Louons, donc. Et quelle mesure à notre louange ? Saint Thomas nous le dit : « Tant que vous le pouvez, osez louer, vous ne risquez pas d’en faire trop, parce que vous serez de toute façon dépassés par l’objet de votre louange ».

Notre louange du Dieu-Eucharistie n’est cependant pas vaine. Dieu attend que nous lui rendions grâce. C’est notre bien de nous reconnaître bénéficiaires de ses dons. L’Eucharistie, sémantiquement, c’est l’action de grâce. Et s’il nous est arrivé de participer à des messes d’une manière trop désinvolte, le cycle liturgique nous offre aujourd’hui l’occasion de réparer nos négligences par une louange très largement déployée.
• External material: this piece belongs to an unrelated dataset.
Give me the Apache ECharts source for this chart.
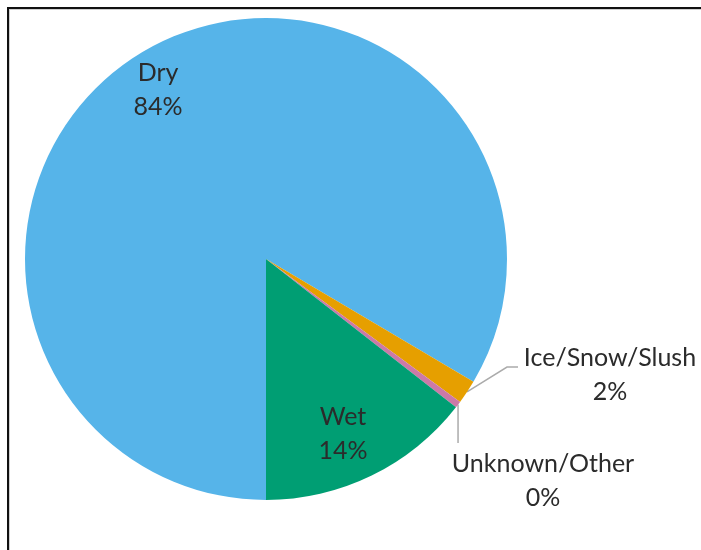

Réjouissons-nous de participer dès ici bas au banquet qui nous nourrira éternellement. L’Agneau divin, qui sera notre lumière et notre vie pour toujours dans le Royaume de son Père, se donne aujourd’hui, ici même, pour nous soutenir sur le chemin. La vie éternelle est déjà commencée. Chaque communion est pour nous une participation à la vie du Christ, à sa mort et à sa résurrection. Chaque communion nous fait entrer dans le corps mystique du Christ. Nous sommes revêtus de sa beauté spirituelle. Alors vivons en cohérence avec ce que nous recevons, avec ce que nous devenons. Et que notre joie s’exprime sans contrainte dans une louange éternelle.
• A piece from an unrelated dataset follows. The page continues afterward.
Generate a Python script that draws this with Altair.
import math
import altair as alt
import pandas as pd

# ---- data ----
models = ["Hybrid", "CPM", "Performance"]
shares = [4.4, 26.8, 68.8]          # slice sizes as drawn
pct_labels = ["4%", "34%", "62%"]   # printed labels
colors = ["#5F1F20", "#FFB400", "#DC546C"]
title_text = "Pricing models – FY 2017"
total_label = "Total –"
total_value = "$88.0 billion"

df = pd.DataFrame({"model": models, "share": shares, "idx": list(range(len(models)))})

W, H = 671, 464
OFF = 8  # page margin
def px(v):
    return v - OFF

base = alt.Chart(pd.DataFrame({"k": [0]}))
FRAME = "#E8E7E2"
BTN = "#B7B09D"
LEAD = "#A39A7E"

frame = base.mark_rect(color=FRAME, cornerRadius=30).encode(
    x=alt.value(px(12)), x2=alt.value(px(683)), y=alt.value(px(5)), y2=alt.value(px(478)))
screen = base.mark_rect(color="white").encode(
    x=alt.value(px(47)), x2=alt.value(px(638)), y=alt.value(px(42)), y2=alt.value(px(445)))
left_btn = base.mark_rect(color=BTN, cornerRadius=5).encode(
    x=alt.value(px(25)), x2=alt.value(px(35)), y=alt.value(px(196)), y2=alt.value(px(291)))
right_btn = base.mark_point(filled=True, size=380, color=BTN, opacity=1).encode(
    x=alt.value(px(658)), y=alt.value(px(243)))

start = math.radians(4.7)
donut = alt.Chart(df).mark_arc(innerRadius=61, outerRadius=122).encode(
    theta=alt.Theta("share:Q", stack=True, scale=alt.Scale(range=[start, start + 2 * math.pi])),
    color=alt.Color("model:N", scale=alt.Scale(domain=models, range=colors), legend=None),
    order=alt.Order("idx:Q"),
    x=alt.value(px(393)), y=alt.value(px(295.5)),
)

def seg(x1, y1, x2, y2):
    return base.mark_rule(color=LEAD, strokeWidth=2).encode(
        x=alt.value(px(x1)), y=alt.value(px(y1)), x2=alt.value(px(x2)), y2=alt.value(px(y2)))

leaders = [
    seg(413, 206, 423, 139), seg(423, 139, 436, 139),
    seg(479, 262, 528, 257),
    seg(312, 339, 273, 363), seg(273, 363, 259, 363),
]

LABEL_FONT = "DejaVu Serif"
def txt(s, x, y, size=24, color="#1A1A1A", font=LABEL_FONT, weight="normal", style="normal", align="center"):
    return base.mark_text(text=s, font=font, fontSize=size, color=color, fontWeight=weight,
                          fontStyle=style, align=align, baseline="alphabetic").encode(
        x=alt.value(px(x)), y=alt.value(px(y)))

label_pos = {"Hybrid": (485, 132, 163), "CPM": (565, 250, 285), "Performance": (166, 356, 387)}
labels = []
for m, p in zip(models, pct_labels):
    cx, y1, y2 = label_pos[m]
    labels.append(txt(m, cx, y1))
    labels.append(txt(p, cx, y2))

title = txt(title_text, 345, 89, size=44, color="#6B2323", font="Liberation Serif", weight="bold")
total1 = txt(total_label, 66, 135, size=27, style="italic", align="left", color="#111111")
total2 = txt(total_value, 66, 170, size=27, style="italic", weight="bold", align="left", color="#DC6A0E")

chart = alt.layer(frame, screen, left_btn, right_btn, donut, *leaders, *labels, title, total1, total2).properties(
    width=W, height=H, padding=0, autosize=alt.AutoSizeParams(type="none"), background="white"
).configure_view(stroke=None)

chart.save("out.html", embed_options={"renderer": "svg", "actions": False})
La sainte Vierge elle-même, mère de l’Église et Sion de la Nouvelle Alliance, est le maître de chœur de notre louange ecclésiale. Elle donne le ton et le rythme, elle inspire nos paroles et baigne notre joie de sa pureté virginale, faite d’humilité et de dévouement.

Lauda Sion, Salvatorem !

Amen.

1Mère Cécile Bruyère, Conférences sur la Dédicace, 12 octobre 1880.